Mediation

Mediation is one of the most popular and accepted forms of ADR. It is a confidential and without prejudice consensual process in which parties to a dispute appoint a neutral individual (the mediator) to facilitate negotiations between them with a view to achieving a settlement. It can be conducted under the guidance of a mediation institution, such as the Centre for Effective Dispute Resolution (CEDR), or (increasingly in complex commercial disputes) ad hoc as agreed by the parties themselves. A mediation can take place before court proceedings are issued or once litigation is underway. It is possible for proceedings to be halted to enable the parties to mediate if the judge considers that this may result in an end to the dispute. An unreasonable refusal to mediate a dispute which is later litigated though the courts can lead to adverse cost consequences for the recalcitrant party.

Many parties only agree to mediate once proceedings have already been commenced or, at the least, seem likely. Increasingly, however, parties to a commercial contract are including a clause in their agreement obliging them to attempt to resolve by mediation any dispute that may arise between them during the contract’s life. The UK High Court has expressly recognised the enforceability of agreements to mediate and is prepared to stay (suspend) any court proceedings brought in breach of such clauses.

Mediation: "Any dispute arising out of or in connection with this Agreement shall be referred first to mediation [in accordance with the model procedure of the Centre for Effective Dispute Resolution, London ("CEDR")], such mediation to be completed within [30] days of signature of the [CEDR] Mediation Agreement."

Typically, for a large commercial dispute, a mediation is a one-day event which can be arranged for a time and at a location which is convenient for the parties. There are no rules as to the procedure to be followed and it can adopt a style and format that best suits the parties’ needs. The mediator will usually conduct a combination of full sessions, which all parties and their advisers attend, and private or "caucus" sessions with each party and its adviser. In those sessions, a party may provide confidential information to the mediator. The mediator may not disclose this information to the other party without permission, but it does enable him to have a fuller picture of the commercial aspects of the dispute. The mediation will continue with private and group sessions until either a settlement is reached, the parties agree to suspend the mediation, they and/or the mediator realise that one will not be achieved, or the time set runs out.

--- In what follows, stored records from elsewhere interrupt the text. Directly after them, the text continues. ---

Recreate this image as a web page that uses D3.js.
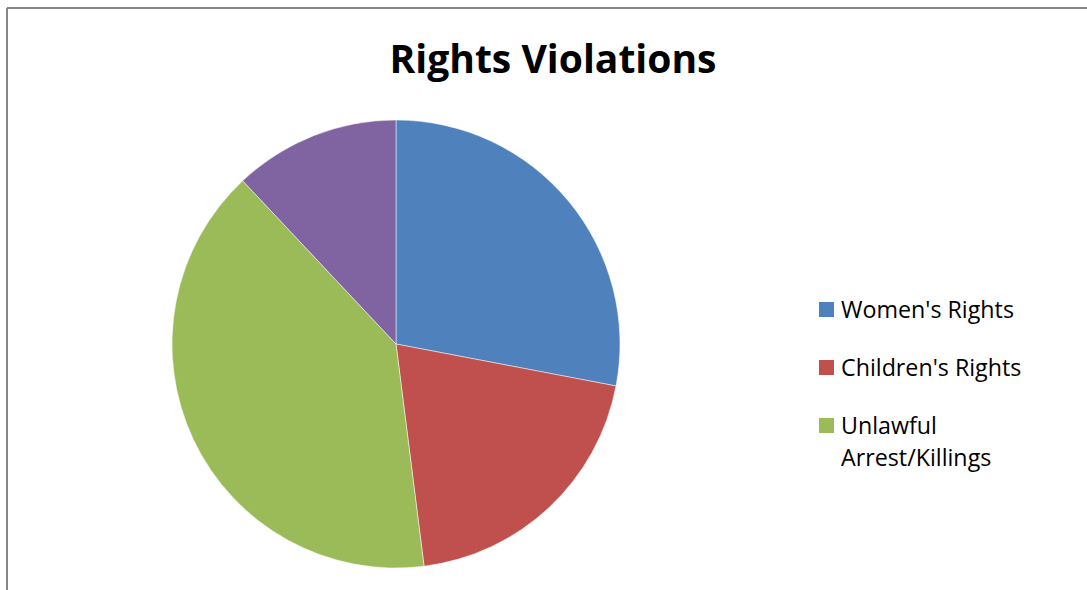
<!DOCTYPE html>
<html><head><meta charset="utf-8">
<script src="https://cdn.jsdelivr.net/npm/d3@7"></script>
<style>body{margin:0;background:#fff}svg{display:block}</style>
</head><body>
<svg id="c" width="1087" height="590"></svg>
<script>
const categories = ["Women's Rights", "Children's Rights", "Unlawful Arrest/Killings", "Other"];
const values = [28, 20, 40, 12];
const colors = ["#4F81BD", "#C0504D", "#9BBB59", "#8064A2"];
const legendLines = [["Women's Rights"], ["Children's Rights"], ["Unlawful", "Arrest/Killings"]];
const title = "Rights Violations";

const svg = d3.select("#c");
const font = "'Open Sans', Lato, sans-serif";

function fitWidth(sel, target) {
  const w = sel.node().getComputedTextLength();
  const fs = parseFloat(sel.attr("font-size"));
  sel.attr("font-size", (fs * target / w).toFixed(2));
}

// frame
svg.append("line").attr("x1", 7).attr("y1", 8).attr("x2", 1087).attr("y2", 8)
  .attr("stroke", "#868686").attr("stroke-width", 2);
svg.append("line").attr("x1", 7).attr("y1", 8).attr("x2", 7).attr("y2", 590)
  .attr("stroke", "#868686").attr("stroke-width", 2);

const t = svg.append("text").attr("x", 553).attr("y", 73).attr("text-anchor", "middle")
  .attr("font-family", font).attr("font-weight", "bold").attr("font-size", 36)
  .attr("fill", "#000").text(title);
fitWidth(t, 327);

const data = categories.map((c, i) => ({c, v: values[i], col: colors[i]}));
const pie = d3.pie().sort(null).value(d => d.v);
const arc = d3.arc().innerRadius(0).outerRadius(224);
const g = svg.append("g").attr("transform", "translate(396,344)");
g.selectAll("path").data(pie(data)).join("path")
  .attr("d", arc).attr("fill", d => d.data.col)
  .attr("stroke", "#fff").attr("stroke-width", 0.5);

const lg = svg.append("g");
const legY = d3.scaleLinear().domain([0, 1]).range([302, 360]);
// size legend font so first label spans ~173px
const probe = lg.append("text").attr("font-family", font).attr("font-size", 20).text(legendLines[0][0]);
fitWidth(probe, 173);
const lfs = probe.attr("font-size");
probe.remove();
legendLines.forEach((lines, i) => {
  const y = legY(i);
  lg.append("rect").attr("x", 819).attr("y", y).attr("width", 15).attr("height", 15).attr("fill", colors[i]);
  lines.forEach((tx, j) => {
    lg.append("text").attr("x", 841).attr("y", y + 16 + j * 32)
      .attr("font-family", font).attr("font-size", lfs).attr("fill", "#000").text(tx);
  });
});
</script>
</body></html>
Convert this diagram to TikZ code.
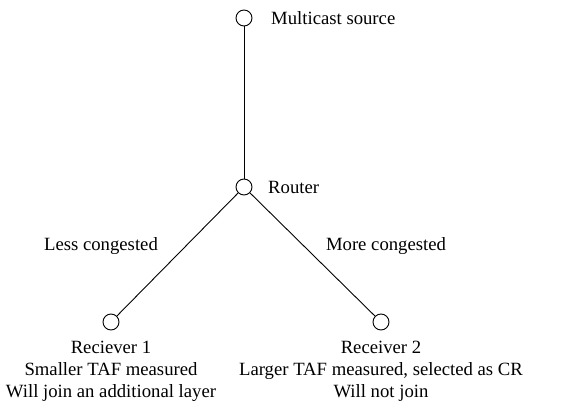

If the parties are able to reach a settlement of their dispute, this will be reflected in an agreement which is, generally, signed by them on the day. It is usually is a requirement of the mediation agreement that someone with authority to bind each party is present at the mediation. If the mediation does not succeed in resolving the dispute, the parties may walk away. However, this does not preclude them from meeting again with or without the mediator. Alternatively, if it is clear that no agreement will be reached, the parties may resume more formal dispute resolution methods, such as court or arbitration proceedings.

Advantages

The advantages of mediation compared to more formal forms of dispute resolution include that:

  • the process is flexible and can take account of commercial issues (such as a desire to maintain a business relationship) as well as the legal strengths of the parties’ positions;
  • a good mediator will be able to introduce novel ways of breaking deadlock that the parties may not have considered;
  • the fact that parties have gone to the trouble of arranging the mediation means they are more likely to enter into negotiations with a view to settling, rather than “going through the motions”;
  • discussions with the mediator are private and confidential. Any offers or concessions made in the mediation are “without prejudice” and cannot be revealed by the other side in later proceedings in court;
  • mediation may be cheaper than litigation.

When is mediation unsuitable?

Mediation may be less suitable where:

  • a fundamental principle is involved which requires judicial determination to set a precedent or interpret legislation, eg. a civil rights matter;
  • emergency protective relief, such as an injunction, is sought by one of the parties;
  • one party has clearly demonstrated its unwillingness to negotiate.

CEDR is the leading provider of training and ADR services in London. Please refer to the External Links section for other ADR providers. ADR providers maintain lists of trained mediators (lawyers, accountants and other specialists) and will recommend appropriate mediators if details of the dispute are provided to them. They also assist in the administrative side of setting up a mediation. Most commercial mediations today are arranged by discussion and agreement between the parties and their advisers. Linklaters, like other leading litigation advisers, is familiar with the commercial mediation community and its members and can recommend and advise on an appropriate choice for a particular dispute.